Mésoamérique & Mésopotamie, 30/07/16

Pourquoi des peuples dont on est sûr qu’ils n’ont jamais eu de contact mettent-ils en place à un moment de leur histoire les mêmes rites ou les mêmes institutions ? C’est en tout cas ce qui se passe entre la Mésoamérique et la Mésopotamie, par exemple entre la civilisation maya et la civilisation assyrienne...

Dès qu’on rencontre l’Histoire antique (en 6e, en 4e ?), on peut être frappé par les correspondances entre une ziggurat assyrienne et un temple maya. Alors que je parcours la terre maya, cette ressemblance me devient une obsession.

Pyramide et temple de Kukulkán, Chichén Itzá, Yucatán, juillet 2016

La ressemblance est d’autant plus étrange que rien ne semble rapprocher l’art précolombien et les bas-reliefs de Ninive. Malgré les différences importantes entre ces civilisations et au-delà de particularismes régionaux, elle est d’abord formelle : structure pyramidale à degrés, escaliers monumentaux, caractère généralement plein... Elle est aussi fonctionnelle : astronomique (ces pyramides sont des outils de compréhension et de prédiction du mouvement des astres) aussi bien que religieuse (elles visent à approcher les forces célestes, à faciliter leur agrément d’offrandes et de sacrifices, effectués par les prêtres-chefs d’une société théocratique elle-même pyramidale...)

Ruines d’une des ziggurat d’Assur [Qalʿat Sharqat, Irak]

Or l’apparition de ces édifices est intervenue à des moments similaires du développement historique des deux sociétés. On peut en juger par un récapitulatif de quelques grands jalons :

Chronologie comparée

Entrer dans les détails ferait exploser ce cadre. Mais le constat d’un développement parallèle du monde assyrien et du monde maya, à quelques milliers de kilomètres d’écart et à quelques centaines d’années d’écart, s’impose. À partir de l’utilisation de l’écriture, cet écart* est d’ailleurs remarquablement stable, entre 1,5 et 2 millénaires.

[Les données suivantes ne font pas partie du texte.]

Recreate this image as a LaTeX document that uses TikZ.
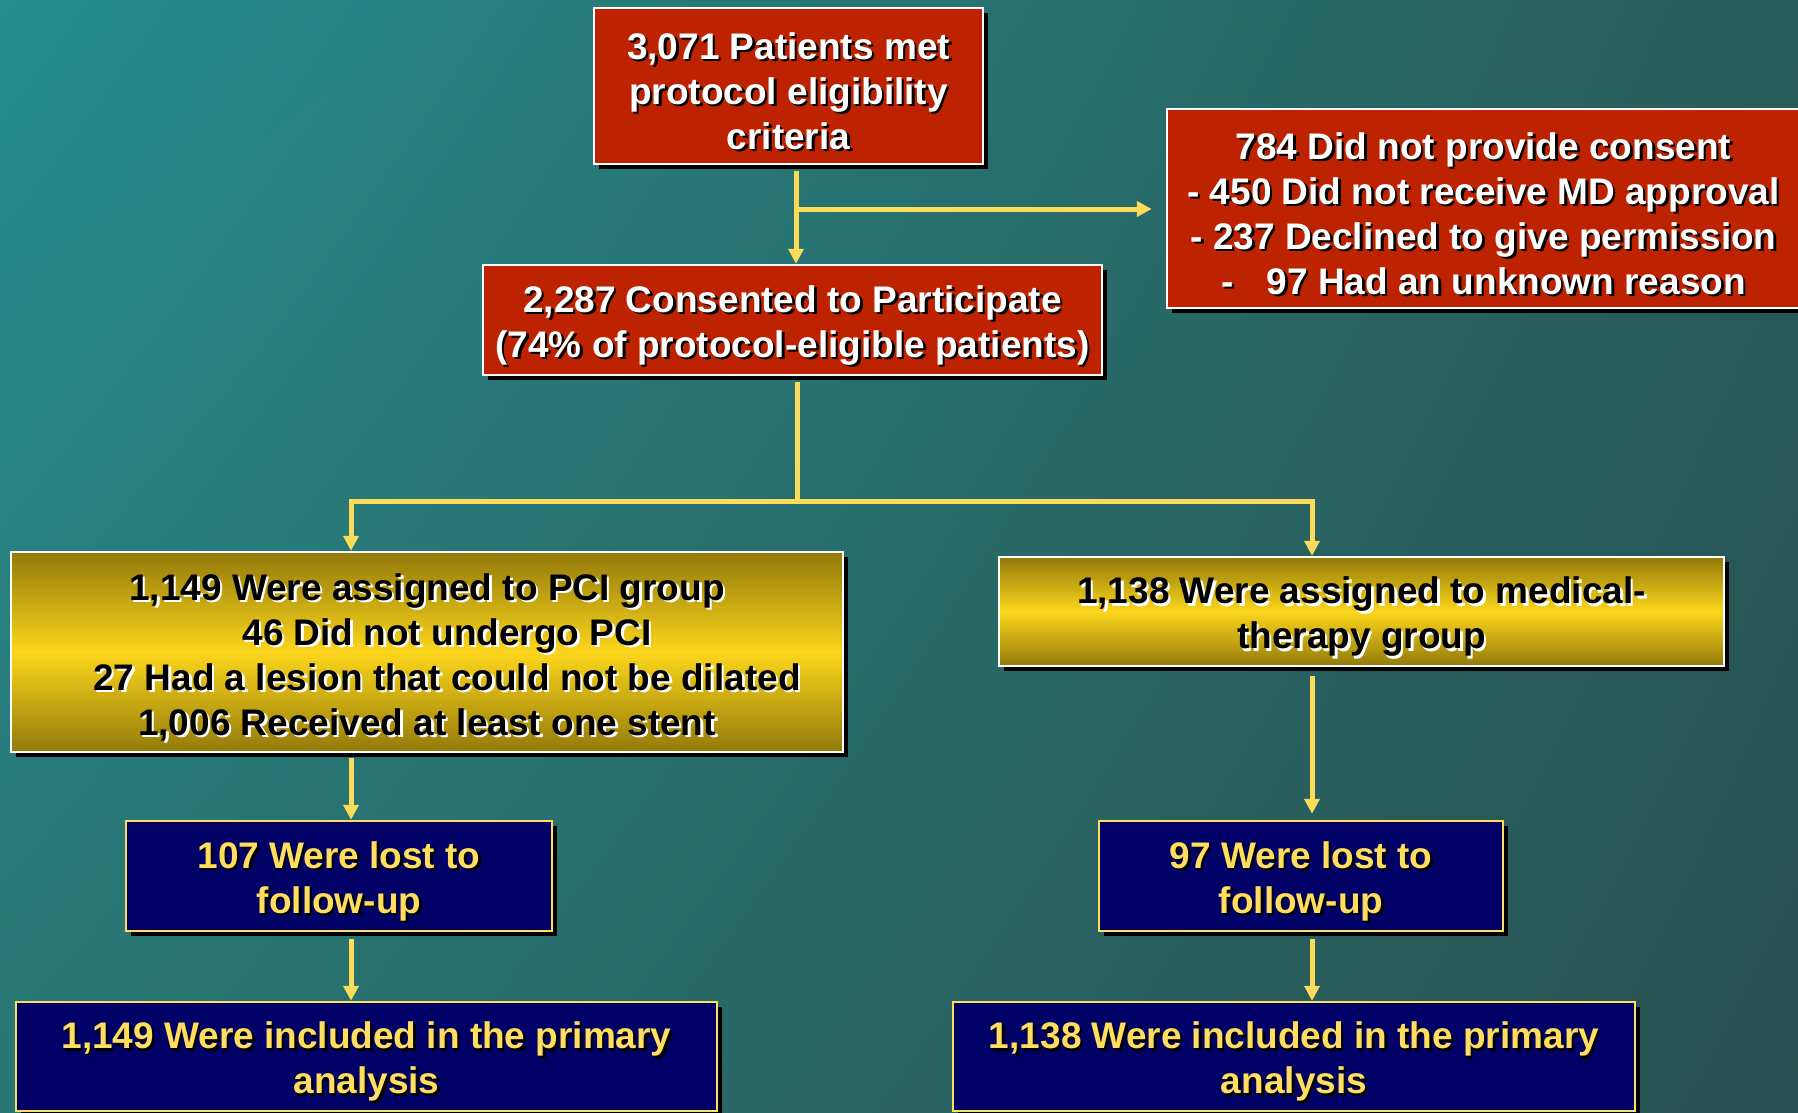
\documentclass[tikz,border=0pt]{standalone}
\usepackage{fontspec}
\setmainfont{Liberation Sans}
\usetikzlibrary{arrows.meta,shadows,shadings}
\definecolor{bgA}{RGB}{38,140,140}
\definecolor{bgB}{RGB}{40,92,90}
\definecolor{bgC}{RGB}{40,118,115}
\definecolor{bgD}{RGB}{40,80,80}
\definecolor{boxred}{RGB}{189,35,0}
\definecolor{navy}{RGB}{0,0,102}
\definecolor{txtyellow}{RGB}{255,222,95}
\definecolor{arrowyellow}{RGB}{250,220,90}
\definecolor{golddark}{RGB}{146,122,10}
\definecolor{goldlight}{RGB}{252,214,28}
\newcommand\shcol{black}
\newcommand\sh[1]{\rlap{\kern2.5pt\raisebox{-2.5pt}[37pt][0pt]{\color{\shcol}#1}}#1}
\begin{document}
\begin{tikzpicture}[x=1pt,y=-1pt,
    font=\fontsize{37}{45}\selectfont\bfseries,
    box/.style={align=center,inner sep=0pt,line width=2.5pt,
      general shadow={fill=black,shadow xshift=5pt,shadow yshift=-5pt}},
    redbox/.style={box,fill=boxred,draw=white,text=white},
    goldbox/.style={box,top color=golddark,bottom color=golddark,middle color=goldlight,
      draw=white,text=black,execute at begin node={\def\shcol{white}}},
    navybox/.style={box,fill=navy,draw=txtyellow,text=txtyellow},
    link/.style={draw=arrowyellow,line width=5pt},
    arr/.style={link,-{Triangle[width=15pt,length=15pt]}}]
    \useasboundingbox (0,0) rectangle (1798,1112);
    \shade[upper left=bgA,upper right=bgB,lower left=bgC,lower right=bgD] (0,0) rectangle (1798,1112);
    % boxes
    \node[redbox,minimum width=389,minimum height=156] (elig) at (788.5,86)
      {\sh{3,071 Patients met}\\\sh{protocol eligibility}\\\sh{criteria}};
    \node[redbox,minimum width=633,minimum height=199] (nocons) at (1483.5,208.5)
      {\sh{784 Did not provide consent}\\\sh{- 450 Did not receive MD approval}\\
       \sh{- 237 Declined to give permission}\\\sh{-\hspace{0.9em}97 Had an unknown reason}};
    \node[redbox,minimum width=619,minimum height=110] (consent) at (792.5,320)
      {\sh{2,287 Consented to Participate}\\\sh{(74\% of protocol-eligible patients)}};
    \node[goldbox,minimum width=832,minimum height=200] (pci) at (427,652)
      {\sh{1,149 Were assigned to PCI group}\\\hspace*{40pt}\sh{46 Did not undergo PCI}\\
       \hspace*{40pt}\sh{27 Had a lesion that could not be dilated}\\\sh{1,006 Received at least one stent}};
    \node[goldbox,minimum width=725,minimum height=109] (med) at (1361.5,611.5)
      {\sh{1,138 Were assigned to medical-}\\\sh{therapy group}};
    \node[navybox,minimum width=426,minimum height=110] (lostL) at (339,876)
      {\sh{107 Were lost to}\\\sh{follow-up}};
    \node[navybox,minimum width=404,minimum height=110] (lostR) at (1301,876)
      {\sh{97 Were lost to}\\\sh{follow-up}};
    \node[navybox,minimum width=701,minimum height=109] (inclL) at (366.5,1056.5)
      {\sh{1,149 Were included in the primary}\\\sh{analysis}};
    \node[navybox,minimum width=682,minimum height=109] (inclR) at (1294,1056.5)
      {\sh{1,138 Were included in the primary}\\\sh{analysis}};
    % arrows
    \coordinate (split) at (796,209);
    \coordinate (fork) at (797,501);
    \coordinate (colL) at (351,0);
    \coordinate (colR) at (1312,0);
    \draw[arr,shorten <=6pt] (elig.south -| split) -- (consent.north -| split);
    \draw[arr,shorten >=14pt] (split) -- (split -| nocons.west);
    \draw[link,shorten <=6pt] (consent.south -| fork) -- (fork);
    \draw[arr] (fork) -| (pci.north -| colL);
    \draw[arr] (fork) -| (med.north -| colR);
    \draw[arr,shorten <=5pt] (pci.south -| colL) -- (lostL.north -| colL);
    \draw[arr,shorten <=9pt,shorten >=6pt] (med.south -| colR) -- (lostR.north -| colR);
    \draw[arr,shorten <=7pt] (lostL.south -| colL) -- (inclL.north -| colL);
    \draw[arr,shorten <=7pt] (lostR.south -| colR) -- (inclR.north -| colR);
  \end{tikzpicture}
\end{document}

Pyramide et temple Nohoch-Mul, Koba, Yucatán, juillet 2016

Ce n’est pas un cas isolé : on pourrait relever de la même façon l’étonnante similitude entre les sacrifices humains à grande échelle des Aztèques et ceux de Benin City ; ou encore la parenté surprenante entre les fils du soleil qu’étaient aussi bien l’Inca que Pharaon...

« Palais à 5 étages », pyramide à chambres voûtées et temple, Edzná, Yucatán, juillet 2016

Pourquoi ? Il semble difficile de le savoir. Sans doute les sociétés humaines, confrontées aux mêmes problèmes et aux mêmes angoisses, recourent-elles fréquemment aux mêmes solutions ? Sans doute chaque étape relevée est-elle porteuse de mutations devenant avec le temps une même cause produisant les mêmes effets, et remplit-elle ainsi la condition de l’étape suivante ?
Comme les êtres biologiques, les sociétés sont vivantes et pourraient se développer selon des lois générales, avec un nombre de paramètres et une complexité tels que ces lois nous restent largement inaccessibles...

(*) Cet écart induit des états différents d’avancées techniques ou culturelles, en aucun cas la « supériorité » d’une société sur une autre – à fortiori en l’absence de tout contact entre elles. Pour des sociétés en contact (Toltèques–Mayas, Sumer–Assyrie…), il interroge sur la diffusion des progrès et leur rythme ; en l’absence de contact, il semble purement contingent : c’est sa stabilité qui fait question dans le cas présent.